CG35501 - How the CGT legislation works: introduction

Introduction

Vulnerable persons

Qualifying trusts

Elections and claims

Introduction

The special treatment can be claimed only if the trustees are resident in the UK, FA05/S30(1)(c).

If the beneficiary is resident in the UK for the year 2008-09 onwards the gains are taxed on the trustees. If they claim the special treatment the tax is reduced to the amount that would have been payable if the gain had accrued to the beneficiary. Guidance on cases where the beneficiary is UK resident for the tax year 2008-09 onwards is in CG35522.

If the beneficiary is not resident in the UK the gains are taxed on the trustees in all years. But if they claim the special treatment the tax is reduced to the amount that would have been payable if the gain had accrued to the beneficiary. Guidance on cases where the beneficiary or trustees are non-resident are dealt with at CG35543.

Vulnerable persons

The main guidance on the legislation affecting settlements with vulnerable beneficiaries is to be found in TSEM3400+.

TSEM3420 (FA2005/S23(7)) defines vulnerable person; such persons may be either

  • disabled persons meeting particular conditions, see TSEM3421+ (FA2005/S38(1)), or TSEM3425+ (FA2005/S38(2)) if the person is not resident. The tests largely reflect those in force for the annual exempt amount (CG18050+) except that they extend to situations where the person ceases to receive the particular allowance because he is in care etc.(FA2005/S38(3)) or
  • relevant minors, see TSEM3423 (FA2005/S39).

Qualifying trusts

The legislation can apply only where the settled property is held on qualifying trusts. Broadly the legislation applies to settled property which is held on trusts (using the word “trusts” as equivalent to “terms on which the property is held”) which secure that over particular periods only the vulnerable person can benefit. See TSEM3430 (FA2005/S34) for the conditions for trusts for disabled persons and TSEM3435 (FA2005/S35) for relevant minors to be qualifying trusts.

It is not necessary to look at the settlement as a whole.

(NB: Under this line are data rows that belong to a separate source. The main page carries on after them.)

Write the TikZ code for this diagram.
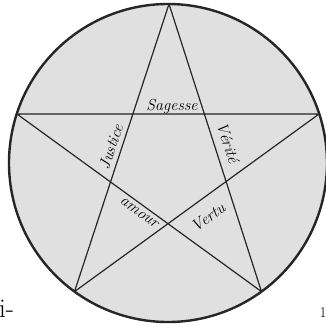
\documentclass[tikz,border=0pt]{standalone}
\usepackage{fontspec}
\tikzset{
  ring/.style={draw=black!85, line width=2.4pt, fill=black!12},
  starline/.style={draw=black!85, line width=1.2pt, line join=round},
  lbl/.style={inner sep=0pt, text=black, font=\fontsize{16}{16}\selectfont\itshape},
  frag/.style={inner sep=0pt, anchor=base west},
}
\begin{document}
\begin{tikzpicture}[x=1pt,y=-1pt]
\useasboundingbox (0,0) rectangle (326,330);
\fill[white] (0,0) rectangle (326,330);
\node[ring, circle, minimum size=318pt, inner sep=0pt] (c) at (168,163) {};
\coordinate (top) at (169,4);
\coordinate (rt) at (319.2,113.9);
\coordinate (lf) at (16.8,113.9);
\coordinate (bl) at (74.5,291.6);
\coordinate (br) at (261.5,291.6);
\draw[starline] (top) -- (bl) -- (rt) -- (lf) -- (br) -- cycle;
\node[lbl] (sag) at (172,106) {Sagesse};
\node[lbl, rotate=71.6] (jus) at (111,147) {Justice};
\node[lbl, rotate=-72] (ver) at (228,143) {Vérité};
\node[lbl, rotate=-36] (amo) at (139,213) {amour};
\node[lbl, rotate=36] (vtu) at (208,217) {Vertu};
\node[frag, font=\fontsize{27}{27}\selectfont] (f1) at (-1,317) {i-};
\node[frag, font=\fontsize{15}{15}\selectfont] (f2) at (319.5,317) {1};
\end{tikzpicture}
\end{document}
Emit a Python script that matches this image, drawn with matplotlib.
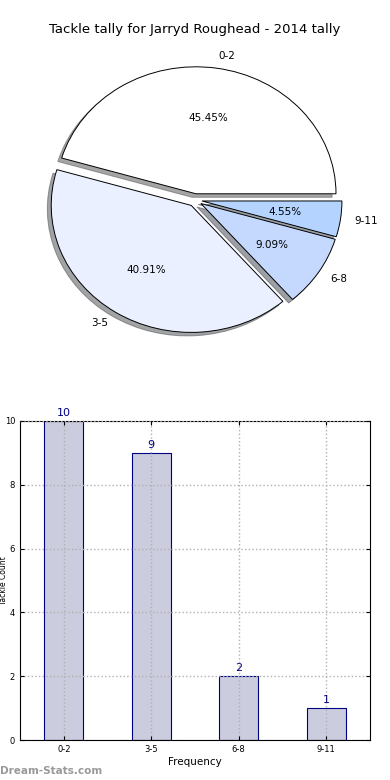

You can look at individual funds within a settlement provided that the property is effectively ring fenced. For example, suppose there is a conventional discretionary settlement for the grandchildren of X. There is only one grandchild, Y, who is a disabled person. This settlement would not qualify because further grandchildren could be born and thereby qualify as beneficiaries during Y’s lifetime. Suppose now that the trustees appoint a discrete fund of shares to be held on life interest trusts for Y, with no power to appoint the shares to anyone else during her lifetime. Such a fund would meet the test in section 34. But only the settled property inside that fund would be taken into account. The trustees would be assessed to income tax and CGT on the rest of their income and gains in the normal way.

Elections and claims

The special tax treatment for trusts with vulnerable beneficiaries only applies for a tax year if the trustees have made a claim. The normal time limit for claims applies, see TMA1970/S43(1). However, they can only make a claim for a tax year where two conditions are met. Firstly, that in the tax year they hold property on qualifying trusts for the benefit of a vulnerable person. Secondly, a joint election has been made by the trustees and the vulnerable person under FA2005/S37. See TSEM3450.

The vulnerable person is not a party to the claim but is to the election. The special treatment applies both to income tax and CGT. It is not possible to claim special treatment for one tax and not the other, although there may be cases where only one tax is affected even though there are chargeable gains and income (see TSEM3461).

Elections

TSEM3450+ explain how the election is to be made and what details are required. The election can take effect from a specific date. If this falls during the tax year, for income tax purposes it applies for the latter part of the year only (FA2005/S29), but for CGT purposes it applies for the whole year (FA2005/S31). Similarly, if the election ceases to apply, the income tax treatment applies for the first part of the year, but the CGT treatment applies for the whole year.

Claims

Claims are made by the trustees, see TSEM3460 (FA2005/S24).